[Figure scripts]
• • • • • • •
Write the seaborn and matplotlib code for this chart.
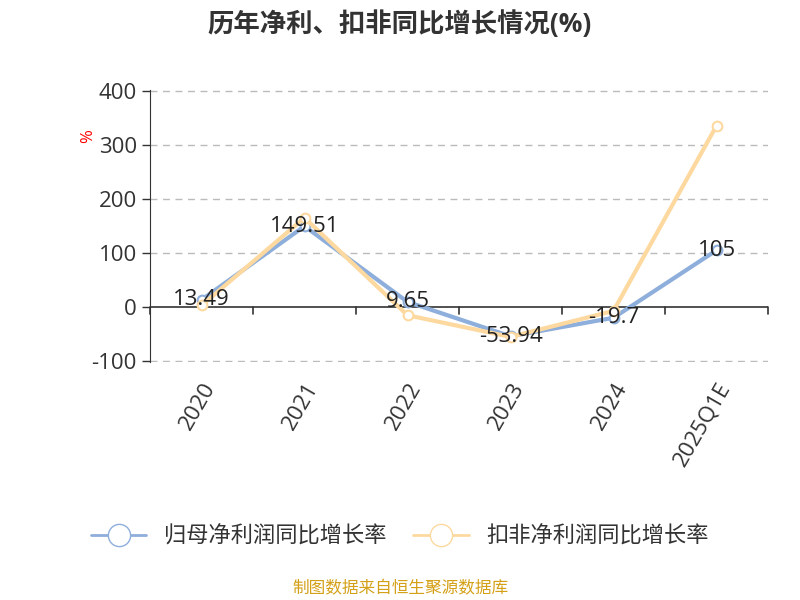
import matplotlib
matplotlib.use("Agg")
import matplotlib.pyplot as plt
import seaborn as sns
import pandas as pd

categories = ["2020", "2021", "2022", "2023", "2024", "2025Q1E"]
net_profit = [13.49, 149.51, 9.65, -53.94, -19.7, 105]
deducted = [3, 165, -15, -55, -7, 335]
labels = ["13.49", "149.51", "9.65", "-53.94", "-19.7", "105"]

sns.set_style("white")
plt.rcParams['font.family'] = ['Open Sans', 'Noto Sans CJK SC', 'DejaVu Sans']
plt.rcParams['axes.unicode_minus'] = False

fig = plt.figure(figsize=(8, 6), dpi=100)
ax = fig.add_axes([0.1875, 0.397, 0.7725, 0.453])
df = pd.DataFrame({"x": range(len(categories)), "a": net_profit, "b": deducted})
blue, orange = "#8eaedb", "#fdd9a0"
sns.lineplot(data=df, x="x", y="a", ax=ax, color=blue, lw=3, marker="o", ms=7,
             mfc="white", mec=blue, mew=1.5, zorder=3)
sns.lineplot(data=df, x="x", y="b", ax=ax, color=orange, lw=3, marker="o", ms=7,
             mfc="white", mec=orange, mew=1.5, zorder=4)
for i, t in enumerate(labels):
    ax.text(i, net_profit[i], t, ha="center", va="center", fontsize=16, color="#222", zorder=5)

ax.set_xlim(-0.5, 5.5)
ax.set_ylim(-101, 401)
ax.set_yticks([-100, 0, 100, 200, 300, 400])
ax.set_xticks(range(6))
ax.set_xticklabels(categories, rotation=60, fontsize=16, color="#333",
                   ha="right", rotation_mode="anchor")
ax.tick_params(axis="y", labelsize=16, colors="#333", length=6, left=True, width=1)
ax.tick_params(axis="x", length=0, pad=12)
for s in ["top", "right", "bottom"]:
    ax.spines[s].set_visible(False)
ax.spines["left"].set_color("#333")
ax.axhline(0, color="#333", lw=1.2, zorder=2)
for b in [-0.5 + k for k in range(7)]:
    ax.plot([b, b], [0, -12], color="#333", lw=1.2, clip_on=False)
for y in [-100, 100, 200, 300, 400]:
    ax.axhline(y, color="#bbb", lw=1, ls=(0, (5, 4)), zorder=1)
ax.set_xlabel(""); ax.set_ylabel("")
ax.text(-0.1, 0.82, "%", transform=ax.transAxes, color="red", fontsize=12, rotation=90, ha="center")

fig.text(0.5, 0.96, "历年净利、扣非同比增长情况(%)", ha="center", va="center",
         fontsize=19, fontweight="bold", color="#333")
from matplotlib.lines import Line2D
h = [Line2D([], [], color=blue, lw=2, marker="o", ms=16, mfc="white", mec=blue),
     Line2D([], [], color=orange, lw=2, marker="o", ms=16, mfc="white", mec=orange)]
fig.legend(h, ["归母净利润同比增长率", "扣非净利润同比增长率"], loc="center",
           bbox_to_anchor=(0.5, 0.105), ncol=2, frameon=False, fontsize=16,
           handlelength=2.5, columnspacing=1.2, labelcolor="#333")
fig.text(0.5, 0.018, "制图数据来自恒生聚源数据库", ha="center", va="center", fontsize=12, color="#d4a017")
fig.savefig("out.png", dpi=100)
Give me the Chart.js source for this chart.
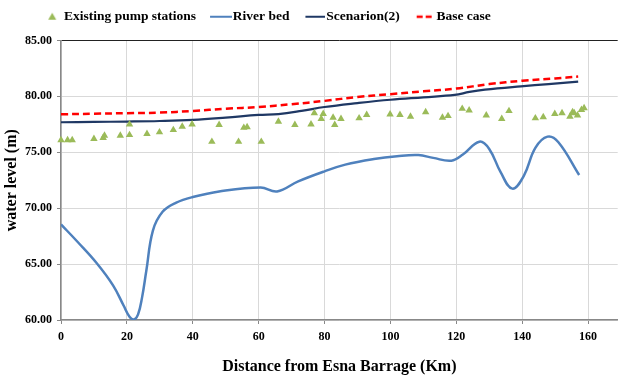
• • • • • • •
WHAT THE TASK REQUIRES -> Up to and including the line that contains "plt.rcParams['axes.unicode_minus'] = False", print the records above exactly from their first line, without any pictures.

CORRECT RESPONSE ->
Write the seaborn and matplotlib code for this chart.
import matplotlib
matplotlib.use("Agg")
import matplotlib.pyplot as plt
import seaborn as sns
import pandas as pd

categories = ["2020", "2021", "2022", "2023", "2024", "2025Q1E"]
net_profit = [13.49, 149.51, 9.65, -53.94, -19.7, 105]
deducted = [3, 165, -15, -55, -7, 335]
labels = ["13.49", "149.51", "9.65", "-53.94", "-19.7", "105"]

sns.set_style("white")
plt.rcParams['font.family'] = ['Open Sans', 'Noto Sans CJK SC', 'DejaVu Sans']
plt.rcParams['axes.unicode_minus'] = False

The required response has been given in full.